When planning a project, you can assign a particular date to certain activities, while others are linked to dependencies. When should a set date be chosen and when is it better to create dependencies?



Firstly, creating dependencies in an activity means that an activity has to be completed before the linked one can start. This means achieving the aims in the one enables the following activity to be put in motion.

You can assign a set date or create dependencies from the activity panel; in the same place where you set a date, you can also remove one. If the activity has no dependency attached, it will automatically be installed at the start of the project. If there is a dependency with another activity, then this takes precedence over the set date, so it will be planned to begin right after the task to which it is linked.

As far as possible, it is always a good idea to work with dependencies between activities.

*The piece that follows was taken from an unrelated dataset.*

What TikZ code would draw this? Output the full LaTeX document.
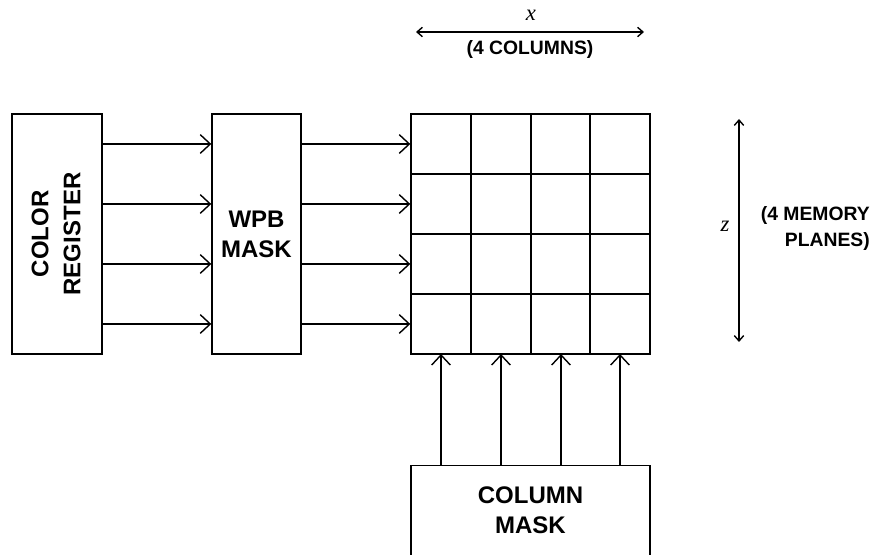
\documentclass[tikz,border=0pt]{standalone}
\usepackage{fontspec}
\setmainfont{Liberation Sans}
\newfontfamily\serifit{Liberation Serif}
\usetikzlibrary{arrows.meta}
\tikzset{
  box/.style={draw, line width=1.05pt, inner sep=0pt, font=\bfseries\fontsize{18}{22.5}\selectfont, align=center},
  arr/.style={line width=1.05pt, -{Straight Barb[length=7.5pt,width=14pt,line width=1.05pt]}},
  darr/.style={line width=1.05pt, {Straight Barb[length=4pt,width=7pt,line width=1.05pt]}-{Straight Barb[length=4pt,width=7pt,line width=1.05pt]}},
  lab/.style={font=\bfseries\fontsize{14.5}{19.5}\selectfont, inner sep=0pt},
  var/.style={font=\serifit\itshape\fontsize{17}{20}\selectfont, inner sep=0pt},
  cell/.style={line width=1.05pt}
}
\begin{document}
\begin{tikzpicture}[x=0.75pt,y=-0.75pt]
\clip (0,0) rectangle (872,555);
\fill[white] (0,0) rectangle (872,555);
% blocks
\node[box, minimum width=67.5pt, minimum height=180pt] (colreg) at (57,234) {};
\node[font=\bfseries\fontsize{18}{24}\selectfont, align=center, rotate=90, inner sep=0pt] (colregtxt) at (56,234) {COLOR\\REGISTER};
\node[box, minimum width=66.75pt, minimum height=180pt] (wpb) at (256.5,234) {WPB\\MASK};
\node[box, minimum width=179.25pt, minimum height=180pt] (grid) at (530.5,234) {};
\node[box, minimum width=179.25pt, minimum height=101.25pt, anchor=north] (cmask) at (530.5,465) {};
\node[font=\bfseries\fontsize{18}{22.5}\selectfont, align=center, inner sep=0pt] (cmasktxt) at (530.5,510) {COLUMN\\MASK};
% grid lines
\foreach \gx in {471,531,590}{\draw[cell] (grid.north -| \gx,0) -- (grid.south -| \gx,0);}
\foreach \gy in {174,234,294}{\draw[cell] (grid.west |- 0,\gy) -- (grid.east |- 0,\gy);}
% row coordinates
\coordinate (r1) at (411,144);
\coordinate (r2) at (411,204);
\coordinate (r3) at (411,264);
\coordinate (r4) at (411,324);
\foreach \r in {r1,r2,r3,r4}{
  \draw[arr] (colreg.east |- \r) -- (wpb.west |- \r);
  \draw[arr] (wpb.east |- \r) -- (grid.west |- \r);
}
% column coordinates
\coordinate (c1) at (441,354);
\coordinate (c2) at (501,354);
\coordinate (c3) at (561,354);
\coordinate (c4) at (620,354);
\foreach \c in {c1,c2,c3,c4}{
  \draw[arr] (cmask.north -| \c) -- (\c);
}
% x dimension
\coordinate (xl) at (416,32);
\coordinate (xr) at (644,32);
\draw[darr] (xl) -- (xr);
\node[var] (xlab) at (531,15) {x};
\node[lab] (xcols) at (530,50) {(4 COLUMNS)};
% z dimension
\coordinate (zt) at (739,119);
\coordinate (zb) at (739,342);
\draw[darr] (zt) -- (zb);
\node[var] (zlab) at (725,226) {z};
\node[lab, align=right, anchor=east] (zplanes) at (870,229) {(4 MEMORY\\PLANES)};
\end{tikzpicture}
\end{document}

Thus, Sinnaps detects the end of one activity and when another should begin, which creates an optimum work flow – making the most of each resource.

[ How to link activities can increase productivity. ]


What do we achieve by linking activities?


— Flexible planning. Your project will be better able to ride out changes made in the planning.
— Management of project uncertainty. If there are last minute setbacks, which require changes made, activities that are dependent on others can be automatically replanned to provide you with a renewed optimum work path.

— Increase in productivity of up to 55%. By planning with interdependent activities, not only is work done faster, but you can also tackle last minute changes much more quickly.

— 13-30% more accurate estimated costs. More efficient speedy work resulting from contemplating resource availability.

— Minimisation of human errors. Sinnaps considers specifications for all your activities. For instance, it will never plan to start an activity prior to the task to which it is linked. The logic is such that the risk of human error is minimised. But should it still happen, you are notified instantly.


So, when is it better to assign a set date?


Activities with set dates may limit the room to manoeuvre for other activities. Thus, when planning with set dates, you make your planning more rigid as the interdependent activities are also limited.
However, on occasion, it is better to assign a set date to particular activities. Which ones? We would advise you to do so for the following cases:

— With the MILESTONES. Key moments in projects in which we decide whether it is worth the effort and economic resources invested to continue, if we ought to rotate or end the project because it won’t be profitable. For example, software development is split into stages. After finishing each, we can create a milestone with a set date. No matter what happens with the work flow, the day of the milestone will arrive.

With activities which are dependent on external agents. In other words, tasks that are not planned within our project have a knock-on effect on undertaking our tasks. For instance, work by suppliers, specific client requirements or, simply, dates of holidays can all make us fix a date in the calendar on which to start certain activities.

— For regular progress review meetings. The same situation occurs as with the milestones when we have weekly Monday meetings. So, at Sinnaps, on Mondays we review the weekly plan and on Fridays we check the results. These activities have their set date AND time.

— With events. Any event, conference, congress or other scheduled arrangement you must attend can be planned around a set date. Thus, you separate out these activities so that no matter what happens with the project, you are always ready come event day.


😉 SINNAPS TIP: if you have to assign a set date to an activity, we recommend you add a dependency, too. Dependencies prevail over set dates, so it’s possible some activities can be replanned automatically if changes are made. But if your activity has a set date, Sinnaps will let you know before changing it, when its dependency remains.